New study on freemium marketing strategies demonstrates their limits for creating revenue
Freemium strategies dominate software product markets, with many if not most applications enticing new users with a free version, then requiring payment for more advanced features. The strategy thrives at attracting users, but there's very little empirical evidence showing how it impacts a company's bottom line. New research published in the Strategic Management Journal in November changes that, with data that suggests this oft-used tactic has its limits for generating revenue, especially for companies trailing in their market category.
"Freemium strategies often seem like a natural way of exploiting a network effect," says Kevin J. Boudreau, an associate professor of entrepreneurship and innovation at Northeastern University, and one of the study's authors. "By offering a free version, companies may be able to increase the size of their user base. But in order for a company to use the freemium model to increase revenue, they have to gain enough of a network advantage to tip the market."

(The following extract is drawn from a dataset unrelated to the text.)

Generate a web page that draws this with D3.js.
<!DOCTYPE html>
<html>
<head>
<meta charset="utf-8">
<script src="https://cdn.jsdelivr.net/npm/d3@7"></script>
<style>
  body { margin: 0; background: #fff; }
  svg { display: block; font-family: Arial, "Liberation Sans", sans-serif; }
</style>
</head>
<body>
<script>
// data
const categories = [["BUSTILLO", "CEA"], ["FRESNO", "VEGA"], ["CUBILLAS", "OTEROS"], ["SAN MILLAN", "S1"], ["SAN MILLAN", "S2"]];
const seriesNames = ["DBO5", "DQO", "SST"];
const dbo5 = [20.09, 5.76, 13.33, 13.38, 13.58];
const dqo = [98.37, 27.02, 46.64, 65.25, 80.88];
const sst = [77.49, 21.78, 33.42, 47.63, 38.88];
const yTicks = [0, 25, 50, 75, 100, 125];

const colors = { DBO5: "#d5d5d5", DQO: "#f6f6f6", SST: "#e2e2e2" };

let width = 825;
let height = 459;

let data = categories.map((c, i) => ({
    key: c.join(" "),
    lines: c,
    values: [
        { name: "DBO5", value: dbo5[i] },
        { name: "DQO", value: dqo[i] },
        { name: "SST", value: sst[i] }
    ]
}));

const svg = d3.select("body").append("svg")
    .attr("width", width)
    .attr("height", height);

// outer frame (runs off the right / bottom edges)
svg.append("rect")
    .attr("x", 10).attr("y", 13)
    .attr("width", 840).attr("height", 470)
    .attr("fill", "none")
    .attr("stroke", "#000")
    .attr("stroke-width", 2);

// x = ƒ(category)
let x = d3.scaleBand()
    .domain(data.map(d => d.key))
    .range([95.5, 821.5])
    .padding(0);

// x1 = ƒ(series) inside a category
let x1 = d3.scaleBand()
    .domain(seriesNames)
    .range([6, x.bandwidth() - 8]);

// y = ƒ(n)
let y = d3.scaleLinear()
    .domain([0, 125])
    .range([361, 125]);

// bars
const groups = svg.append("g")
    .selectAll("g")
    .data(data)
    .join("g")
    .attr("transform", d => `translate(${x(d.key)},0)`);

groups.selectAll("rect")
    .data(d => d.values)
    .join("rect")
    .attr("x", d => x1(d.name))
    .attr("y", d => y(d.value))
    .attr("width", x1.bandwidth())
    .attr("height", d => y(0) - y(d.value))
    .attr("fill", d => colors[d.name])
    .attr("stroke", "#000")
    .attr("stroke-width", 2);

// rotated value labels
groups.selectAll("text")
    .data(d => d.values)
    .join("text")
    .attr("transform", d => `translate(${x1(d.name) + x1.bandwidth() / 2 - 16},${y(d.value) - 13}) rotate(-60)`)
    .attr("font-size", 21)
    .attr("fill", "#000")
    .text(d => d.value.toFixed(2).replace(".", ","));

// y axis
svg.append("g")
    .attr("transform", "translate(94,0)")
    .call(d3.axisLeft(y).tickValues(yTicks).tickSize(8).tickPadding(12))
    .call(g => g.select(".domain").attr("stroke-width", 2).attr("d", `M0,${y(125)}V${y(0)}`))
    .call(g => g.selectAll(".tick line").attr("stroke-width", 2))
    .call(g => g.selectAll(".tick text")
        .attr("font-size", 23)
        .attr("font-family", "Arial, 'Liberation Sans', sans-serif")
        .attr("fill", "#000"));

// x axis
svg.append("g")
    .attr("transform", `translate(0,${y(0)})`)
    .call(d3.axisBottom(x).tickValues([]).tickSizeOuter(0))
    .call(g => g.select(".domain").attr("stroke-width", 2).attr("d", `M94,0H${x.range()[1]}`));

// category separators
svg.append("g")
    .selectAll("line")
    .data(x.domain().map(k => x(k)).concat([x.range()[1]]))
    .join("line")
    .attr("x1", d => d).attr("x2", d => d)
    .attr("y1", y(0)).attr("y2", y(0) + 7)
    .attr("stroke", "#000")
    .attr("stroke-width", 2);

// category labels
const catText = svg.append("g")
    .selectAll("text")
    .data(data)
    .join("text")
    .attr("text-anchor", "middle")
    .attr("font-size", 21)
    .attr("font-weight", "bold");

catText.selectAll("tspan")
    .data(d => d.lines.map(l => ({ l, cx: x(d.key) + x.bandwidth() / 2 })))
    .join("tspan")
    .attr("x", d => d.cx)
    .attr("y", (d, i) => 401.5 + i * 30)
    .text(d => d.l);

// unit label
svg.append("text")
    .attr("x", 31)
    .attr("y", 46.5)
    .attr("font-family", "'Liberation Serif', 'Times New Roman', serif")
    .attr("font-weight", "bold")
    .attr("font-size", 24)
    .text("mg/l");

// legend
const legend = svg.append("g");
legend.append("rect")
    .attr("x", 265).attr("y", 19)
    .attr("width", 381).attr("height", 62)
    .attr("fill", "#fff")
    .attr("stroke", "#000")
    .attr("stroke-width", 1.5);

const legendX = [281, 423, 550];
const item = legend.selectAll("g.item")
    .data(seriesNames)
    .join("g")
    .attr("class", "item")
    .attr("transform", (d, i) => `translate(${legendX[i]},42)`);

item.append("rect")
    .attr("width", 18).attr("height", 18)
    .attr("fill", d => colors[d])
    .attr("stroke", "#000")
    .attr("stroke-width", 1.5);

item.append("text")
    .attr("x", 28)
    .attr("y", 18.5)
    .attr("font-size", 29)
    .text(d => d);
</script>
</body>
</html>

Boudreau, along with co-author Lars Bo Jeppesen of Copenhagen Business School and corresponding author Milan Miric of the University of Southern California, created an empirical study using Apple's launch of the Game Center in 2010 and its effect on 485 gaming app market categories. Like almost all app categories, the gaming apps already existed in centralized markets, with leaders capturing 40% of all revenue in their app category, and second-ranked followers only 17%.

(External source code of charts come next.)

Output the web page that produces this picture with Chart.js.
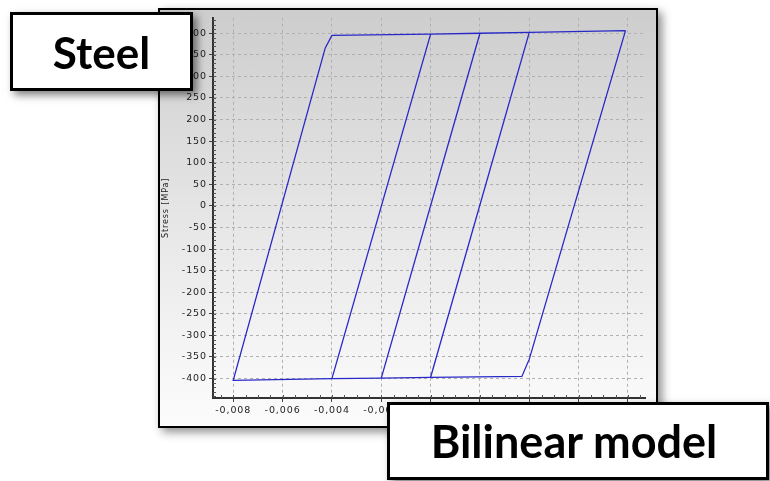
<!DOCTYPE html>
<html>
<head>
<meta charset="utf-8">
<script src="https://cdn.jsdelivr.net/npm/chart.js@4"></script>
<style>
	html, body { margin: 0; padding: 0; background: #fff; }
	body { width: 770px; height: 481px; position: relative; overflow: hidden; }
	#frame {
		position: absolute; left: 158px; top: 8px; width: 496px; height: 416px;
		border: 2px solid #000;
		background: linear-gradient( #cdcdcd, #e6e6e6 50%, #f8f8f8 90%, #fbfbfb );
		box-shadow: 4px 4px 9px rgba( 0, 0, 0, .45 );
	}
	#frame canvas { display: block; }
	.label {
		position: absolute; background: #fff; border: 3px solid #000;
		box-shadow: 4px 4px 8px rgba( 0, 0, 0, .5 );
		font-family: Lato, 'Open Sans', sans-serif; font-weight: bold; color: #000;
		display: flex; align-items: center; justify-content: center; box-sizing: border-box;
	}
	#steel { left: 10px; top: 12px; width: 183px; height: 79px; font-size: 44px; }
	#model { left: 387px; top: 402px; width: 382px; height: 78px; font-size: 45px; padding-right: 8px; }
</style>
</head>
<body>

<div id="frame"><canvas id="chart" width="496" height="416"></canvas></div>
<div class="label" id="steel">Steel</div>
<div class="label" id="model">Bilinear model</div>

<script>

// outer hysteresis loop (strain [-], stress [MPa])
const outerStrain = [ 0.0079, 0.0040, 0.0037, 0.0000, -0.0020, -0.0040, -0.0080, -0.00427, -0.0040, 0.0000, 0.0020, 0.0040, 0.0079 ];
const outerStress = [ 406, -355, -395, -397, -399, -400, -404, 366, 395, 398, 400, 402, 406 ];

// inner unloading / reloading branches
const branch1Strain = [ 0.0000, -0.0040 ];
const branch1Stress = [ 398, -400 ];
const branch2Strain = [ -0.0020, 0.0020 ];
const branch2Stress = [ -399, 400 ];
const branch3Strain = [ 0.0040, 0.0000 ];
const branch3Stress = [ 402, -397 ];

const xTicks = [ -0.008, -0.006, -0.004, -0.002, 0, 0.002, 0.004, 0.006, 0.008 ];
const yTicks = [ -400, -350, -300, -250, -200, -150, -100, -50, 0, 50, 100, 150, 200, 250, 300, 350, 400 ];

const pts = ( xs, ys ) => xs.map( ( x, i ) => ( { x: x, y: ys[i] } ) );

const lineColor = '#2828c8';
const font = { family: "'DejaVu Sans', Verdana, sans-serif", size: 9.5 };

const mkSet = ( xs, ys ) => ( {
	data: pts( xs, ys ),
	showLine: true,
	borderColor: lineColor,
	borderWidth: 1.3,
	pointRadius: 0,
	tension: 0,
	fill: false
} );

// wider text like the original, and small inner ticks along the axes
const axisDeco = {
	id: 'axisDeco',
	beforeDraw( c ) {
		c.ctx.letterSpacing = '0.9px';
	},
	afterDraw( c ) {
		const ctx = c.ctx, a = c.chartArea;
		const x = c.scales.x, y = c.scales.y;
		ctx.save();
		ctx.strokeStyle = '#555';
		ctx.lineWidth = 1;
		ctx.beginPath();
		for ( let v = Math.ceil( x.min / 0.0005 ) * 0.0005; v <= x.max; v += 0.0005 ) {
			const px = Math.round( x.getPixelForValue( v ) ) + .5;
			ctx.moveTo( px, a.bottom );
			ctx.lineTo( px, a.bottom - 3 );
		}
		for ( let v = Math.ceil( y.min / 10 ) * 10; v <= y.max; v += 10 ) {
			const py = Math.round( y.getPixelForValue( v ) ) + .5;
			ctx.moveTo( a.left, py );
			ctx.lineTo( a.left + 3, py );
		}
		ctx.stroke();
		ctx.restore();
	}
};

new Chart( 'chart', {
	type: 'scatter',
	data: {
		datasets: [
			mkSet( outerStrain, outerStress ),
			mkSet( branch1Strain, branch1Stress ),
			mkSet( branch2Strain, branch2Stress ),
			mkSet( branch3Strain, branch3Stress )
		]
	},
	options: {
		responsive: false,
		animation: false,
		layout: { padding: { top: 1, right: 11, left: 0, bottom: 0 } },
		plugins: {
			legend: { display: false },
			tooltip: { enabled: false }
		},
		scales: {
			x: {
				type: 'linear',
				min: -0.00882,
				max: 0.00869,
				afterBuildTicks: s => { s.ticks = xTicks.map( v => ( { value: v } ) ); },
				afterFit: s => { s.height = 28; },
				ticks: {
					font: font,
					color: '#222',
					padding: 3,
					maxRotation: 0,
					callback: v => v === 0 ? '0' : v.toFixed( 3 ).replace( '.', ',' )
				},
				grid: { color: '#b0b0b0', tickColor: '#444', tickLength: 4 },
				border: { display: true, color: '#333', width: 2, dash: [ 3, 3 ] }
			},
			y: {
				min: -445,
				max: 436,
				afterBuildTicks: s => { s.ticks = yTicks.map( v => ( { value: v } ) ); },
				afterFit: s => { s.width = 53; },
				title: { display: true, text: 'Stress [MPa]', font: { family: font.family, size: 8 }, color: '#222', padding: 1 },
				ticks: { font: font, color: '#222', padding: 2 },
				grid: { color: '#b0b0b0', tickColor: '#444', tickLength: 4 },
				border: { display: true, color: '#333', width: 2, dash: [ 3, 3 ] }
			}
		}
	},
	plugins: [ axisDeco ]
} );

</script>
</body>
</html>
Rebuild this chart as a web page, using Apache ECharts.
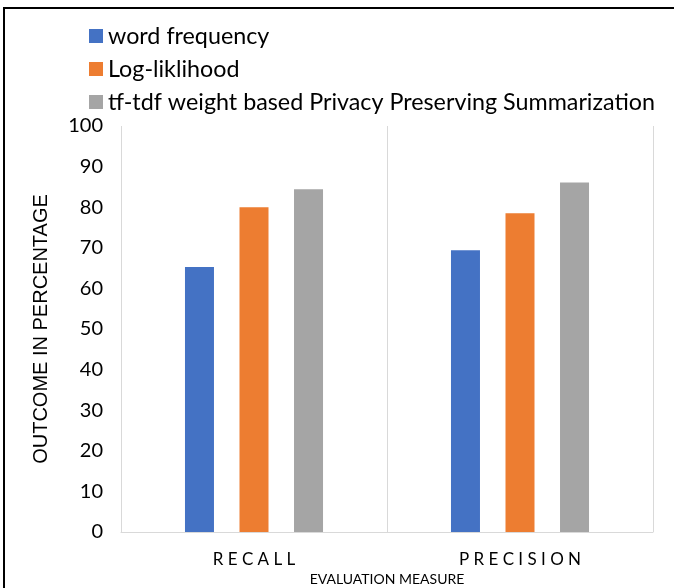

The new Game Center introduced strong network effects to the market with multiplayer and interactive features. To better compete amidst the network effects, many apps shifted to a freemium model with their next product update, 70 days later. Researchers used this window, combined with 70 days before Game Center hit the market, to investigate how the freemium strategies performed. Their analysis included public data on more than 1.4 million mobile apps and proprietary data from a marketing analytics company to categorize the apps and identify market leaders and followers.
"Although a sample of 140 days may not seem a long time in conventional industries, app markets are particularly dynamic," says Jeppesen, a professor of innovation management. "On average, a market category would undergo dozens of leadership changes within this short time window."

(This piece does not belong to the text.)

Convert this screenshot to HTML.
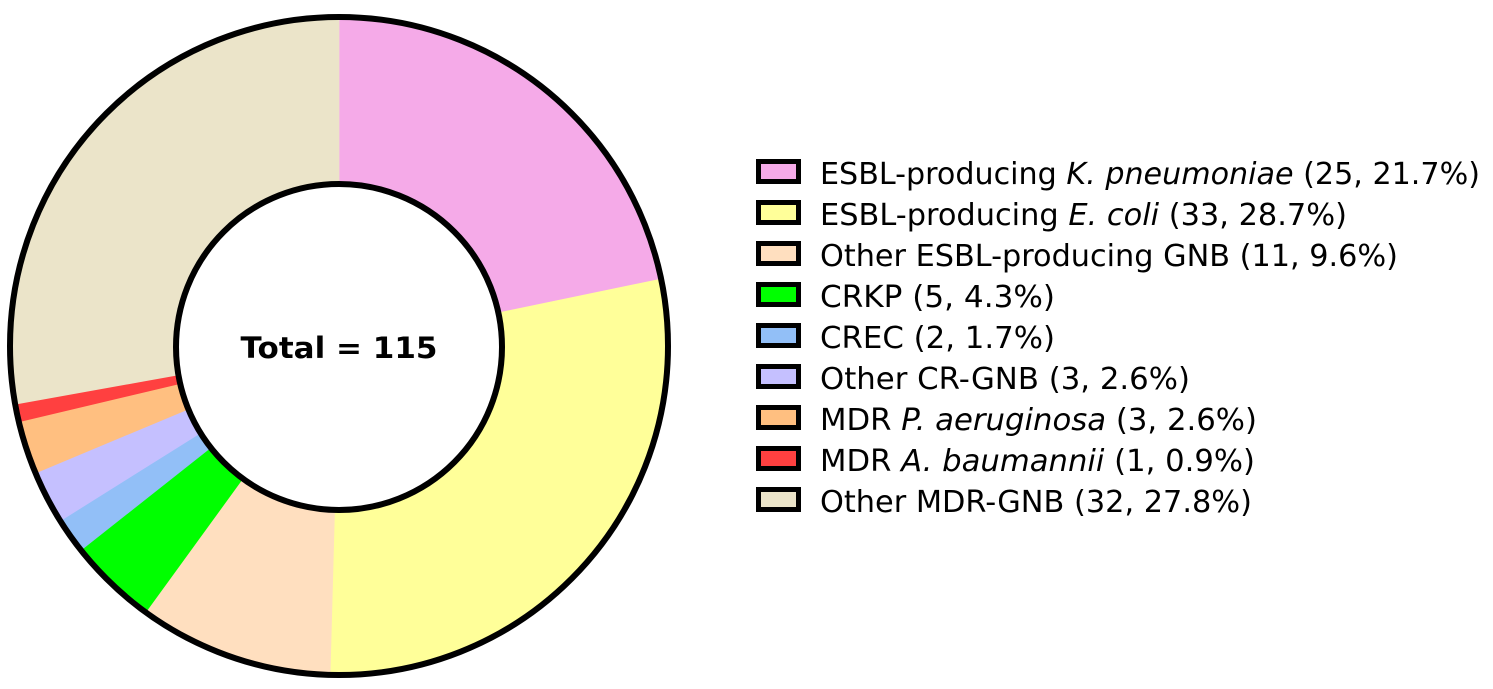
<!DOCTYPE html>
<html><head><meta charset="utf-8"><style>
body{margin:0;background:#fff;}
svg{display:block;font-family:"DejaVu Sans",Verdana,"Liberation Sans",sans-serif;}
</style></head><body>
<svg id="s" width="1493" height="689" xmlns="http://www.w3.org/2000/svg">
<g id="slices"></g>
<circle cx="339" cy="346" r="329" fill="none" stroke="#000" stroke-width="6"/>
<circle cx="339" cy="347" r="163" fill="#fff" stroke="#000" stroke-width="6"/>
<text x="339" y="358" text-anchor="middle" font-size="29" font-weight="bold" textLength="197" lengthAdjust="spacingAndGlyphs">Total = 115</text>
<g font-size="30" fill="#000">
<text x="820" y="184" textLength="660" lengthAdjust="spacingAndGlyphs">ESBL-producing <tspan font-style="italic">K. pneumoniae</tspan> (25, 21.7%)</text>
<text x="820" y="225" textLength="527" lengthAdjust="spacingAndGlyphs">ESBL-producing <tspan font-style="italic">E. coli</tspan> (33, 28.7%)</text>
<text x="820" y="266" textLength="578" lengthAdjust="spacingAndGlyphs">Other ESBL-producing GNB (11, 9.6%)</text>
<text x="820" y="307" textLength="235" lengthAdjust="spacingAndGlyphs">CRKP (5, 4.3%)</text>
<text x="820" y="348" textLength="235" lengthAdjust="spacingAndGlyphs">CREC (2, 1.7%)</text>
<text x="820" y="389" textLength="370" lengthAdjust="spacingAndGlyphs">Other CR-GNB (3, 2.6%)</text>
<text x="820" y="430" textLength="437" lengthAdjust="spacingAndGlyphs">MDR <tspan font-style="italic">P. aeruginosa</tspan> (3, 2.6%)</text>
<text x="820" y="471" textLength="435" lengthAdjust="spacingAndGlyphs">MDR <tspan font-style="italic">A. baumannii</tspan> (1, 0.9%)</text>
<text x="820" y="512" textLength="432" lengthAdjust="spacingAndGlyphs">Other MDR-GNB (32, 27.8%)</text>
</g>
<g id="leg" stroke="#000" stroke-width="5"></g>
</svg>
<script>
var vals=[25,33,11,5,2,3,3,1,32];
var cols=["#F5AAE8","#FFFF99","#FFDFBF","#00FF00","#92BFF7","#C5C0FF","#FFBF80","#FF4040","#EBE4C9"];
var cx=339,cy=346,R=329,r=163,tot=115,a=0,g=document.getElementById("slices"),L=document.getElementById("leg");
function pt(rad,ang){return [cx+rad*Math.sin(ang),cy-rad*Math.cos(ang)];}
for(var i=0;i<vals.length;i++){
 var a2=a+vals[i]/tot*2*Math.PI,lg=(a2-a)>Math.PI?1:0;
 var p1=pt(R,a),p2=pt(R,a2),p3=pt(r,a2),p4=pt(r,a);
 var d="M"+p1+" A"+R+","+R+" 0 "+lg+" 1 "+p2+" L"+p3+" A"+r+","+r+" 0 "+lg+" 0 "+p4+"Z";
 var p=document.createElementNS("http://www.w3.org/2000/svg","path");
 p.setAttribute("d",d);p.setAttribute("fill",cols[i]);p.setAttribute("stroke",cols[i]);p.setAttribute("stroke-width","0.8");g.appendChild(p);
 var rc=document.createElementNS("http://www.w3.org/2000/svg","rect");
 rc.setAttribute("x",758.5);rc.setAttribute("y",161.5+41*i);rc.setAttribute("width",40);rc.setAttribute("height",20);rc.setAttribute("fill",cols[i]);L.appendChild(rc);
 a=a2;
}
</script>
</body></html>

The authors used Apple's daily list of top 500 apps in sales and downloads to approximate revenue, using an established method that incorporates revenue ranking, prices and download ranking. They found using freemium strategies in markets with strong network effects widened the already large revenue gap between leaders and followers by 55%. Leaders gained ground and second-ranked followers lost it.
"Our results show that freemium strategies can lead to drastically different outcomes for market leaders and followers in markets with strong network effects," says Miric, an assistant professor of data sciences and operations. "Network effects had no impact on products that were paid-only, but greatly amplified leaders' advantages where freemium strategies are used."
The study's data suggests that freemium models and network effects are not always mutually beneficial, as many software companies believe. Companies that do not lead their market ultimately suffer when both are at play, and the market itself also suffers since competition and innovation ultimately decrease.